The idea for this little trundle was to bag the Birkett top of Armboth Fell – as opposed to the Wainwright top. Non-baggers will immediately see the strong links between hill bagging and train spotting here. I expect that most Wainwright baggers, for instance, will be unaware that there’s a difference and, what’s more, will probably have bagged the Birkett top and not the Wainwright one by mistake – cos it’s obviously a bit higher and has a liddle liddle tweeny tweeny and cute cairn on a slab.
Does it matter, though?
So anyway, as a starter, and taking advice from a tweet by John’s pal Ria to park on the main road and not allow United Utilities to exploit me to the tune of seven quid (SEVEN QUID? – We’ve been here before , I think.
Me and the Dawg (the surviving Dawg) pottered off down the shoreline road for , well, quite a way, and then took the steep path up onto Armboth Fell. This path goes to Watendlath, apparently. At the top of the path we traversed the heather hillside for the bagging of Fisher Crag – another Birkett, and rather a fine one at that, with a little easy scramble to the top and a fine view of Thirlmere and Helvellyn.

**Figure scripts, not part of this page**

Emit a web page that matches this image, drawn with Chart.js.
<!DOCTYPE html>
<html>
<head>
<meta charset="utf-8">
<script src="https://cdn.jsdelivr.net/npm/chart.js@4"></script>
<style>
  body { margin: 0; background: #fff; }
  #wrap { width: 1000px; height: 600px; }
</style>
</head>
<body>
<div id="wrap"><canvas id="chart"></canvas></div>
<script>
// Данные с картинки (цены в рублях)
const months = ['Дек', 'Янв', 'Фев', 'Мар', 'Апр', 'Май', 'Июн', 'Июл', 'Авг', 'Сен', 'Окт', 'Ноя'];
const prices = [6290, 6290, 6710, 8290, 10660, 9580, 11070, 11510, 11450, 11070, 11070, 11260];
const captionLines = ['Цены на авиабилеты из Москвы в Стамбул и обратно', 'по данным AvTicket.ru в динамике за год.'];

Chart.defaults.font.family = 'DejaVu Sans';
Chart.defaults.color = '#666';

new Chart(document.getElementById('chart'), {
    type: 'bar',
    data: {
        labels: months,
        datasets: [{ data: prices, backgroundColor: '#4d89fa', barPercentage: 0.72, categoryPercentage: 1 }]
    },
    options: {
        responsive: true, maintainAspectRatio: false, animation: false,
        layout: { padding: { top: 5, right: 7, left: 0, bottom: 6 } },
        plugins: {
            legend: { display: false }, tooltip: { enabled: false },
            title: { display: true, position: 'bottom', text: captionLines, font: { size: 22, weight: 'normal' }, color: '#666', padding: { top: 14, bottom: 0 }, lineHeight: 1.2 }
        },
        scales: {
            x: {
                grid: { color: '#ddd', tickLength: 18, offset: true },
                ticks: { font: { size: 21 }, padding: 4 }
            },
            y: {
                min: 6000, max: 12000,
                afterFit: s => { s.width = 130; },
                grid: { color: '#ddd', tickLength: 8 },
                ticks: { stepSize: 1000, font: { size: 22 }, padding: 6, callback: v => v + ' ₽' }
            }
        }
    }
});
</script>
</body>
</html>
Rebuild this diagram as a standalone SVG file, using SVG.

We tarried quite a bit here because it was almost warm in the sun, and the view….
Then it was time for the Armboth Fells. We bagged both Birkett and Wainwright to be sure, but tarried not here due to the seeking breeze from off Ullscarf’s snow and battered West over the frozen bogs to join the fence to High Tove. Bruno found various patches of snow and ran from one to another , eventually getting himself excited enough to have a bit of a bark.
The bogs below High Seat were unfrozen. this was causing a party coming the other way some difficulties. Me and the Dawg, experienced in North Pennine boggy bits, trotted across using only the skulls of departed ramblers stuck in the deep peat as stepping stones to drier land. nobody ever celebrates the sacrifices some people go through to ensure the Pieman has dry boots. (sniff)
We got to the top of High seat, where there’s a lovely trig point and a twin peak with a “man” on it. This is not so much a “man” as a “cairn”. We sat for a bit. I finished the coffee and chocolate and stuff and Bruno scampered around some more snow patches, having a little bark every now and then. This set off a movement down below - no, not another attack of gastro-enteritis, but a herd of around half a dozen red deer, invisible till they moved. Spooked by the dog, they left stage right, in a hurry. Bruno didn’t notice till later, when, on his lead for the safety of the deer and for his own sake, he finally got a whiff of their scent.
The path down by raven crag was closed for the chopping down of trees, so a long diversion was taken around the sides of The Benn.
Quite a nice day, really – almost spring-like, but the ground still frozen, as was Thirlmere, although it had thawed by the time I got off the hill.
We did eleven miles and 2700 feet of upness, which is probably quite good TGO training, I would have thought. Its a start, anyway.
The little car park with the seven quid charge had two cars in it by the way. The roadside verges had eighteen. I wonder if it will ever occur to the accountancy-driven utility and National Park bodies that , say, a three quid charge at a car park could well increase their car parking income significantly. Whereas at the moment, it would seem , 90% of drivers seem to prefer a free verge to a greedy milk-the–motorist charge. They could double their money by charging a bit less than half. Worth a shot anyway.